End the L.M.D.C.

Volume 80, Number 28 | December 9 – 15, 2010

West and East Village, Chelsea, Soho, Noho, Little Italy, Chinatown and Lower East Side, Since 1933.


Time to sunset the L.M.D.C.

On Friday David Emil announced he would no longer be able to serve as the president of the Lower Manhattan Development Corporation. He will however remain with the corporation, in a part time role with the sole responsibility of seeing the demolition of 130 Liberty, the former Deutsche Bank building, through to completion.

 His departure presents an opportunity to take stock as it pertains to the agency’s future. David personally told us he indeed believed the agency was very close to being able wave the “mission accomplished” banner, and we wholeheartedly agree. David’s decision is a signal for the city and the state to devise a plan that would allow the L.M.D.C. to close up shop. Now is the time to begin planning for the future, or in other words, to develop a sunset timeline for an agency whose impact will go down in history.

 The rebuilding of Lower Manhattan after the attacks of September 11th would have been much more difficult without the focus, guidance, leadership of the L.M.D.C., particularly in its earliest phases. Their task was nearly impossible to comprehend when then Governor George Pataki and NYC Mayor Rudolph Giuliani conceived of the city/state agency shortly after 9/11. The L.M.D.C. was invested with nearly $3 billion of federal money to aid Manhattan south of 14th St., thus tying much of Lower Manhattan’s successful recovery to the success of the agency. 

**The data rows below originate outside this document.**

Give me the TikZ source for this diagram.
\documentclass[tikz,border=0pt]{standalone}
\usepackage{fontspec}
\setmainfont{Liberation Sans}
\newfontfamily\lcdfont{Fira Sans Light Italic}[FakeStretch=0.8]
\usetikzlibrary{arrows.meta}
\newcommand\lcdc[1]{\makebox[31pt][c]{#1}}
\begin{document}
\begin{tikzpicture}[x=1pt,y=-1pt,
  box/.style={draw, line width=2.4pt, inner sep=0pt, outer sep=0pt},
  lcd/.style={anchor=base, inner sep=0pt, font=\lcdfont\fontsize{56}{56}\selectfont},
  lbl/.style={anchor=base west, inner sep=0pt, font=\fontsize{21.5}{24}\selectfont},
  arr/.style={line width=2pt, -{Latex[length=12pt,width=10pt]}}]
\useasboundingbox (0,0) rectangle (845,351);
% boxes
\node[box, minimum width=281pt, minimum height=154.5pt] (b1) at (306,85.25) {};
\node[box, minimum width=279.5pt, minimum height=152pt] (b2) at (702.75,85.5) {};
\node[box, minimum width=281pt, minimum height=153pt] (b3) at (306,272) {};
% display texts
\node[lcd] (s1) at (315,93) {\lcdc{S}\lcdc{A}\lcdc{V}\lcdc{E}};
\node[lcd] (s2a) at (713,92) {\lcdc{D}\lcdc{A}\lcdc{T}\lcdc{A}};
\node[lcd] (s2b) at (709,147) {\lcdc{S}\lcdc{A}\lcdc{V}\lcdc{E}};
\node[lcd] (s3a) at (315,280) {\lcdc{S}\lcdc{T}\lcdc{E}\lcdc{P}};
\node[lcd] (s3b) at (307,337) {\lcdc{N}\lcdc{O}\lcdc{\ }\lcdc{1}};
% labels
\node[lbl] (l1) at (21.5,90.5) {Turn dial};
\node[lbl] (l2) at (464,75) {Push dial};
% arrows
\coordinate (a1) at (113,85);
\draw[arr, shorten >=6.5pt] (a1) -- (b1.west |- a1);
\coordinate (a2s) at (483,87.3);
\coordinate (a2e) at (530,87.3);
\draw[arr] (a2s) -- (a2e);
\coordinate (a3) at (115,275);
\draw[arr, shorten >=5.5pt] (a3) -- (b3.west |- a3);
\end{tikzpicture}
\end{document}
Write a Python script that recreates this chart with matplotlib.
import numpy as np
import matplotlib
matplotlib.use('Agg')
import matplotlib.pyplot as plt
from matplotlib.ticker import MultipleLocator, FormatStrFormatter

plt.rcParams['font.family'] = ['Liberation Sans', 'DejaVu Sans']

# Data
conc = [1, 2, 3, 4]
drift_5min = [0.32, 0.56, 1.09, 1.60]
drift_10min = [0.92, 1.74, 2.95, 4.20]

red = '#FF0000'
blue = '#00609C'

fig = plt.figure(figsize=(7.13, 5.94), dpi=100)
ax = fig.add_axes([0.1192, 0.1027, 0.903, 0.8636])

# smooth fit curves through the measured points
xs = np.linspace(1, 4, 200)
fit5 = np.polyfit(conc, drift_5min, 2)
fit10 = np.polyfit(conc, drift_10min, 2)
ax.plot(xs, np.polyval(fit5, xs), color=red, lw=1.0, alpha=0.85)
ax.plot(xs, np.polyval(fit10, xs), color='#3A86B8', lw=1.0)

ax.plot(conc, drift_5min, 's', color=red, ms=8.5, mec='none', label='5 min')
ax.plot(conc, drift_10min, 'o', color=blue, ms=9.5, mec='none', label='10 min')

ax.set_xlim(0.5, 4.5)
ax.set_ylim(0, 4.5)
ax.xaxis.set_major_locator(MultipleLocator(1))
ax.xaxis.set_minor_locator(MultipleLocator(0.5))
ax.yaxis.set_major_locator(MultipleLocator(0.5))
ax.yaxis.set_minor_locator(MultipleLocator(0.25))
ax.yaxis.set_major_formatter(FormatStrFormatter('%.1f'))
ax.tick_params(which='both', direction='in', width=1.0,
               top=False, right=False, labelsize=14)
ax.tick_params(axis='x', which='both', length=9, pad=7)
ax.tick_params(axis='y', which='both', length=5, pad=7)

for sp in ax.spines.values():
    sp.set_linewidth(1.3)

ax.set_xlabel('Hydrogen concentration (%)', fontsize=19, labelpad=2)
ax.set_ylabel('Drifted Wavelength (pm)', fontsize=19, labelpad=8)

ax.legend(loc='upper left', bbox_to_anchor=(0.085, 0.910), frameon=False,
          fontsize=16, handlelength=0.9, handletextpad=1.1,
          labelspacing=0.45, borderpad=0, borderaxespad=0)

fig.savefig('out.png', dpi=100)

 Today, the L.M.D.C.’s mission is almost complete, minus the allocation of a small portion of the original funds and the demolition of a single building. We do not believe David Emil should be replaced. We believe there is no longer a need for the position. Once the remaining funds are allocated, most importantly the $17 million slated for the cultural and community enhancement grant program, the L.M.D.C. and its board should dissolve.

 We are grateful to the board members who served on a volunteer basis, who put in countless hours to make sure the community’s needs were met and who kept a watchful eye over the nearly $3 billion allocated by the federal government. Their service to the Lower Manhattan community, the city, and the nation, and the hard work of the L.M.D.C. staff, should be commended.

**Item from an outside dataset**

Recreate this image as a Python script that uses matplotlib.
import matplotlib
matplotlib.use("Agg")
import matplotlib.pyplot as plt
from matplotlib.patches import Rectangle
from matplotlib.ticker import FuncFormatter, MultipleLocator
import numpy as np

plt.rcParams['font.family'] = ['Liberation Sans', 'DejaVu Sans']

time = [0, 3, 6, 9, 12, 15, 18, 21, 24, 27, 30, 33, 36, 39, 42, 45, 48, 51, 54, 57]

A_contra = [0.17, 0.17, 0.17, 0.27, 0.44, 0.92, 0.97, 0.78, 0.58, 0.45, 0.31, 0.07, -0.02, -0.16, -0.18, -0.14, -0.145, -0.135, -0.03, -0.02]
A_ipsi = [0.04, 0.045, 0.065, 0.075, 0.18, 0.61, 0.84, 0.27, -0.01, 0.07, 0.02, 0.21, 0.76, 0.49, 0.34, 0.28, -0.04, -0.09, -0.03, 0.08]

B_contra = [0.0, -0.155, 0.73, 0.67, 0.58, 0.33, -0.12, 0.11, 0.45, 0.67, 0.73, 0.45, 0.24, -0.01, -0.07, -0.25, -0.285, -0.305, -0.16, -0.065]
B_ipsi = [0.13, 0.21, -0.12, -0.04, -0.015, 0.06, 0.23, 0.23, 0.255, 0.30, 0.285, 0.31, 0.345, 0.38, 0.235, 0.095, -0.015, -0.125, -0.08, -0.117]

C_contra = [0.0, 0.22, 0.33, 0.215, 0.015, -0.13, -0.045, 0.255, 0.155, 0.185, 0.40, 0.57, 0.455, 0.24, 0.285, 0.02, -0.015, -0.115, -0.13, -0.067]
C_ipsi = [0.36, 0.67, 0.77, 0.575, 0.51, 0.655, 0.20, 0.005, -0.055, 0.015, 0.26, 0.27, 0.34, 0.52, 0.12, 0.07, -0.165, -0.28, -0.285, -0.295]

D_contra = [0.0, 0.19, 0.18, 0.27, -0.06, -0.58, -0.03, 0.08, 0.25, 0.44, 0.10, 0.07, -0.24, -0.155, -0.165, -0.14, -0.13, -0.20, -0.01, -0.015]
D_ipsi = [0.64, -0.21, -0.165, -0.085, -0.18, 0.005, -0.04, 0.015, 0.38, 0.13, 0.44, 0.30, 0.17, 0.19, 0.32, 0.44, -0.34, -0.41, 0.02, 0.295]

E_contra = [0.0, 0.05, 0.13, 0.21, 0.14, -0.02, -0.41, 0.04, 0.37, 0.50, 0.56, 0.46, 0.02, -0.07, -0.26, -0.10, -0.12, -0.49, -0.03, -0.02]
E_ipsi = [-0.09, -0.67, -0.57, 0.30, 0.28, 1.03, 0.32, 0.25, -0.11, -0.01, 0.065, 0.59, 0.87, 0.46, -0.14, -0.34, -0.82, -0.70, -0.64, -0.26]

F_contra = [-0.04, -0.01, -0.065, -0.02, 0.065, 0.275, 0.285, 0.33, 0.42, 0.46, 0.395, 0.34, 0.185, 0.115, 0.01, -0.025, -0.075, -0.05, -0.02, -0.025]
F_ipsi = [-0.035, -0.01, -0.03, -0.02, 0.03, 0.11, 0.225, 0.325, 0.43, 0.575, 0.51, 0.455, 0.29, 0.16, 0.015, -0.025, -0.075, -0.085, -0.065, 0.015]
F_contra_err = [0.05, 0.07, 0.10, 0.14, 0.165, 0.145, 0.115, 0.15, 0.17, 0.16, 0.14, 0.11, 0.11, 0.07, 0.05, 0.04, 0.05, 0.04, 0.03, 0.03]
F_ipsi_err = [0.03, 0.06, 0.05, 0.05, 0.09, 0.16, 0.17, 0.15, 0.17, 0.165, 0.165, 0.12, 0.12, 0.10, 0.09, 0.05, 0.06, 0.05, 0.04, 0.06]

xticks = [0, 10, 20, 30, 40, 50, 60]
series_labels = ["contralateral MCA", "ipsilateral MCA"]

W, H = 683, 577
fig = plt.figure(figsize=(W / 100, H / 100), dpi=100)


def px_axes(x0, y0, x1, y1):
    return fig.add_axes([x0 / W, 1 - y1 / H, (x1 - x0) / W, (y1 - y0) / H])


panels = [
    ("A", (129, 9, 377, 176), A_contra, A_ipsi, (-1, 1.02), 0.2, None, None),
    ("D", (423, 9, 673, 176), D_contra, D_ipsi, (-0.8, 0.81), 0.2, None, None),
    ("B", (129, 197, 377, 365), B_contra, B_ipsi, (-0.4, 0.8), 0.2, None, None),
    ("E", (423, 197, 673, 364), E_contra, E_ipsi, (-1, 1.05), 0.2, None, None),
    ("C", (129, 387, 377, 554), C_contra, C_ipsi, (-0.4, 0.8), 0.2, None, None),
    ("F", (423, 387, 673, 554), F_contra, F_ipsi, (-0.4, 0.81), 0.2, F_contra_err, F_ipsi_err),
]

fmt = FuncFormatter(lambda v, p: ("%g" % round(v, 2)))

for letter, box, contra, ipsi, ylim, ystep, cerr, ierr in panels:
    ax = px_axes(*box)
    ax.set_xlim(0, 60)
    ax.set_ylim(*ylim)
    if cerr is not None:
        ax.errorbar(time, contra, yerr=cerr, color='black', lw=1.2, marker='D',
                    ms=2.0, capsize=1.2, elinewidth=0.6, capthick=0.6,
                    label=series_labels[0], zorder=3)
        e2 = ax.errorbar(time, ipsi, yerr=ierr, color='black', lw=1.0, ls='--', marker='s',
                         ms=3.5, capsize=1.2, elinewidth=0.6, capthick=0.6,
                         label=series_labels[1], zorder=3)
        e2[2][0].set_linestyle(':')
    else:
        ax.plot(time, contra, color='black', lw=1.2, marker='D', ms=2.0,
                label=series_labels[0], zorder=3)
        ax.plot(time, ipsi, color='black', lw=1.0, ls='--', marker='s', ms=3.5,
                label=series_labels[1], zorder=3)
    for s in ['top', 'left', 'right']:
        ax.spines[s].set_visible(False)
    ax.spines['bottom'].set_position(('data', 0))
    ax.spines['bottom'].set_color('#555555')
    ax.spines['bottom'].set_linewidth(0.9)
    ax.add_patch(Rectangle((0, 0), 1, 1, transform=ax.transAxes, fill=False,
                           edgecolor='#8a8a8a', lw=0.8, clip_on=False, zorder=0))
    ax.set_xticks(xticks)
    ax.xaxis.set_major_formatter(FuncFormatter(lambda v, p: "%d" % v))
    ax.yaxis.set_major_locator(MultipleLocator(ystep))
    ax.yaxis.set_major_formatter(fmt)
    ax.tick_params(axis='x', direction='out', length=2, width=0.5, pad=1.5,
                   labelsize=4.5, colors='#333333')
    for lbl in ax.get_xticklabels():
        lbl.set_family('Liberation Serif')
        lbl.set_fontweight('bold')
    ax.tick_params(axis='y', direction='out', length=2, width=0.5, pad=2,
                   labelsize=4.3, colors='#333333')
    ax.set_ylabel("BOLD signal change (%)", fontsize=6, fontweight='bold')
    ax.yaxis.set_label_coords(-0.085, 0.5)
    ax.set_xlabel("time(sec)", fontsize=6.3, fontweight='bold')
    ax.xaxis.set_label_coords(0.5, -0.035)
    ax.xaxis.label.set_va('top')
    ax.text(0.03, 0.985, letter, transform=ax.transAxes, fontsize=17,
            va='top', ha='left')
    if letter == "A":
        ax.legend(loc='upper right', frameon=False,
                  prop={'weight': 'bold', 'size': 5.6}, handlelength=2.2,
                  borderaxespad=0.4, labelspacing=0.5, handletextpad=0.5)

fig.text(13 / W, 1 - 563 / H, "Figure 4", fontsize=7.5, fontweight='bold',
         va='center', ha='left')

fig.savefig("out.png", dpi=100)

 True, there will still be some funds remaining, money allocated but not yet spent, and there are legal and compliance issues that must be acknowledged. But those factors alone are not reason enough to keep the L.M.D.C. staffed at the present level. Such responsibilities could be absorbed by either city or state agencies that already exist. A small staff can be retained to implement city and state decisions.

Bloomberg himself called on Paterson to sunset the agency in 2008, referring to the state agency as “another level of bureaucracy,” and recommended that the revitalization of Lower Manhattan be handed over to City Hall.

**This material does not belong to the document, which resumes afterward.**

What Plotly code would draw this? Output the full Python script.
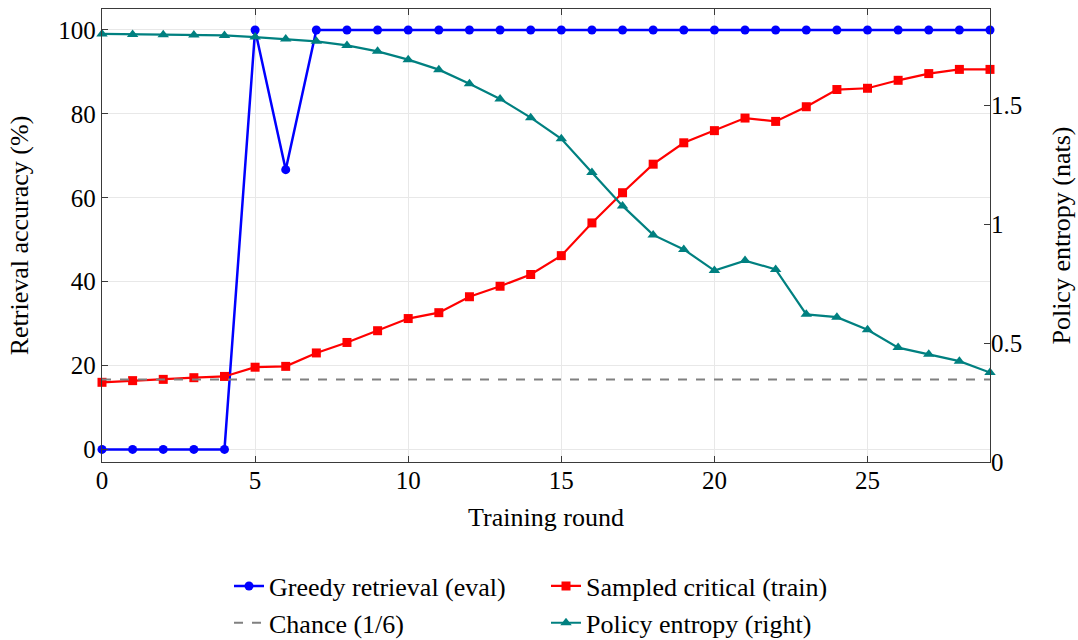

It was reported this summer that Paterson was indeed considering cutting the staff.

 The L.M.D.C. has done an admirable and commendable job navigating the choppy waters of political change both here in New York City and in Albany, but it is now time for our political leaders to act to close down the L.M.D.C.

 What remains of L.M.D.C.’s mission can be accomplished before the leaves return to trees in Zuccotti Park. We urge the city and state to be transparent in this winding down process, to give the community a thorough accounting of how much money is remaining, where it is going, and how it will serve Lower Manhattan. That would only be a fitting tribute to the legacy the L.M.D.C. will leave behind.